Two studies in Legislative Studies Quarterly recently caught my eye.

The first (gated) cby Douglas Kriner and Francis Shen, sexplores the impact of war casualties on the vote shares of Republican Senate candidates in 2006. Controlling for the range of economic, political, and demographic forces that typically shape congressional election outcomes, Kriner and Shen show that the number of war casualties negatively affected the change in Republican candidates vote shares between 2000 and 2006 at the state level. Even with historically low numbers of war deaths, Senate candidates from the president’s party appear to pay a price for war. Granted, the price for incumbent GOP senators running in the hardest hit states was between two and four percentage points. But in closely contested races like those in Missouri and Virginia, the authors argue that the human cost of war may have been decisive in Democratic wins.

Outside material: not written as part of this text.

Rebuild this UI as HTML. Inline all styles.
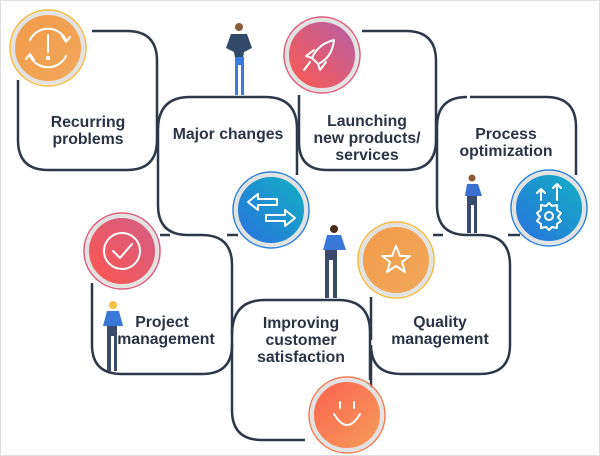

In a second piece, (gated) or (ungated), Christian Grose and Bruce Oppenheimer ask a similar question about the impact of war deaths on House elections in 2006. Capitalizing on the uneven distribution of war deaths across congressional districts, Grose and Oppenheimer show that voters punished Republicans, contingent on the number of war deaths in the district. Interestingly, the authors show that Democrats escaped blame for war; voters held only the in-party accountable for the administration’s conduct of the war.

As Republicans attempt this November to regain House seats lost in 2006, expect Democrats to keep hammering home the local human costs of war. National forces– as experienced at the local level– do seem to matter in contemporary congressional elections.